How do you quickly turn texts into labels for your machine learning?
Your manager and clients want you to use machine learning to predict an outcome. You know how to tackle the structured data you have, but what to do with the column of text data (e.g. customer comments, technician notes)? What if the outcome itself needs to be coded up based on the text? You need to quickly and accurately code documents into categories but you don’t have the time and resources to read and code thousands of documents.
Thresher will help you quickly code documents by suggesting keywords to build accurate and precise queries to classify documents.
A data scientist used Thresher ‘Quick Code’ mode to create a query in less than 15 minutes that classified more than 5,500 SMS messages as spam or not spam. This classifier had 95% accuracy relative to human coders. Furthermore, the posts classified by the Thresher-built query were used to train a machine learning model to predict future spam texts. The model had similar performance to a model trained with human coded labels. The ‘Quick Code’ approach was accurate and fast. But in addition the data scientist found it valuable because:
1) They could use the query to easily explain to their managers what words and numbers were commonly found in spam text.
2) When spammers changed their patterns, the data scientist iterated again with Thresher’s ‘Quick Code’ to update the query and prediction models, which helped the team stay abreast of the changes in spam tactics.
How do you conduct accurate and meaningful analyses when the stakes are high and events are moving fast?
As an analyst, you wrestle with an ever-growing array of text in multiple languages. From social media to technical documents, you need to collect the right data to conduct analysis that will give you the right answers. You can’t afford to miss out because someone used an unusual turn of phrase, slang or a codeword. You need to make your analyses easy to understand and transparent to your managers.
Thresher will help you quickly and transparently collect the right data so that you can produce high quality product in a timely manner.
Researchers at Harvard used Thresher to find the codewords that Chinese netizens use to evade Chinese government censorship. The Chinese government heavily censored online conversations about Bo Xilai--a Chinese politician whose career ended in scandal. Online authors generated dozens of codewords to refer to various players in the political drama. Thresher discovered several of these otherwise unknown words such as ‘bmelon’, - a covert reference to Bo’s son Bo Guagua (gua = melon). With these words researchers were better able to understand the conversation around this topic.
How do you find all the right documents for a case when people have an incentive to hide and obfuscate?

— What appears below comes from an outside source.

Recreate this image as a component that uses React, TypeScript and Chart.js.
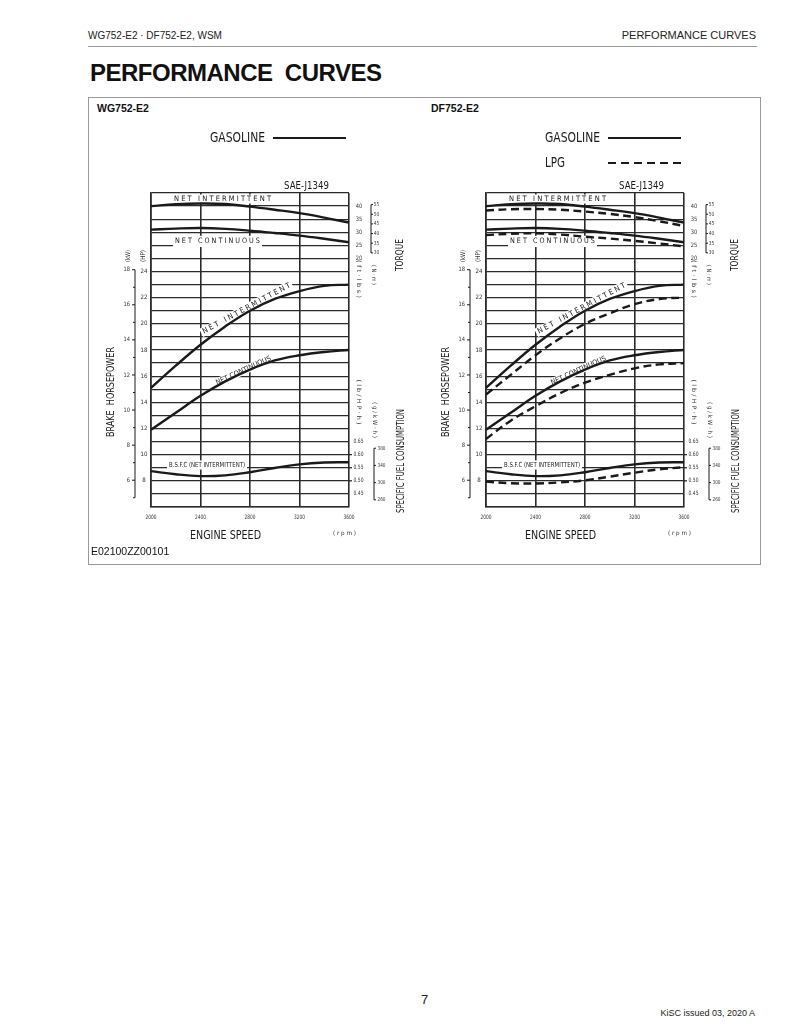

You have tremendous expertise and context to bring to bear on a case. Even with predictive analytics, you like to use keywords to find potentially relevant documents because keywords are:
Transparent - you can understand (and explain to the partner and client) how you got the documents.
Flexible - you can make changes as the case strategy evolves.
Precise - you can target exactly what you are looking for to reduce review time and effort.
But, when you try to collect all documents relevant to a case, people can thwart your efforts if the language they used in their emails, social media accounts or memos was novel or intentionally evasive -- leaving important documents undiscovered.
Thresher helps you collect the right documents for review in a manner that you can explain to the partners and change as the case strategy evolves. Please contact us for more e-Discovery information.
How do you collect good data from social media to ensure accurate research when so many of authors use ever-evolving slang?
You often are collecting social media data to conduct studies about sentiment. With most social media sources, you need to collect just the right set of data you need using keywords. You think of keywords that you hope will have enough signal. But thinking of good keywords is hard because of the cognitive biases we humans have. Indeed, the creators of our underlying technology knew this. They found that they didn’t have the keywords they needed to collect the signal they wanted."Computer-Assisted Keyword and Document Set Discovery from Unstructured Text"
King, Lam, Roberts. 2017
Use Thresher to cultivate signal-rich data sets so that your research produces more accurate results.
Researchers used Thresher to improve their queries by identifying words they could use to discover new content and eliminate irrelevant content. In one case, researchers were trying to find content about tobacco and marijuana use online. For example, Thresher identified hashtags that often do not co-occur with tobacco or marijuana, but signal relevant content. Researchers also used Thresher to eliminate irrelevant content. For example, ‘pot’ is a synonym for marijuana. But the word also is associated with many other food terms. Thresher helped identify words like pie, chicken, roast, crock, and belly as words the often appear with ‘pot’ but signal the content is unrelated to the marijuana conversation.
Government data scientists, analysts, lawyers and researchers share many of the same challenges as their private sector counterparts. But some of their needs are different. We love hard problems, and we know the government tackles some of the hardest.
So - from the beginning - we built in the infrastructure needed to support our government clients. This includes building our software on US-based AWS cloud servers to leverage their government-approved security protocols. We also offer on-premise solutions for government customers with sensitive data. We are registered with SAM, have multiple employees with experience in the national security sector, and our accounting system is compatible with government contracting.
We are proud recipients of DARPA-sponsored Small Business Innovation Research contracts. Their support is an important part of our broader commitment to continuous innovation and rigorous testing of our core technologies.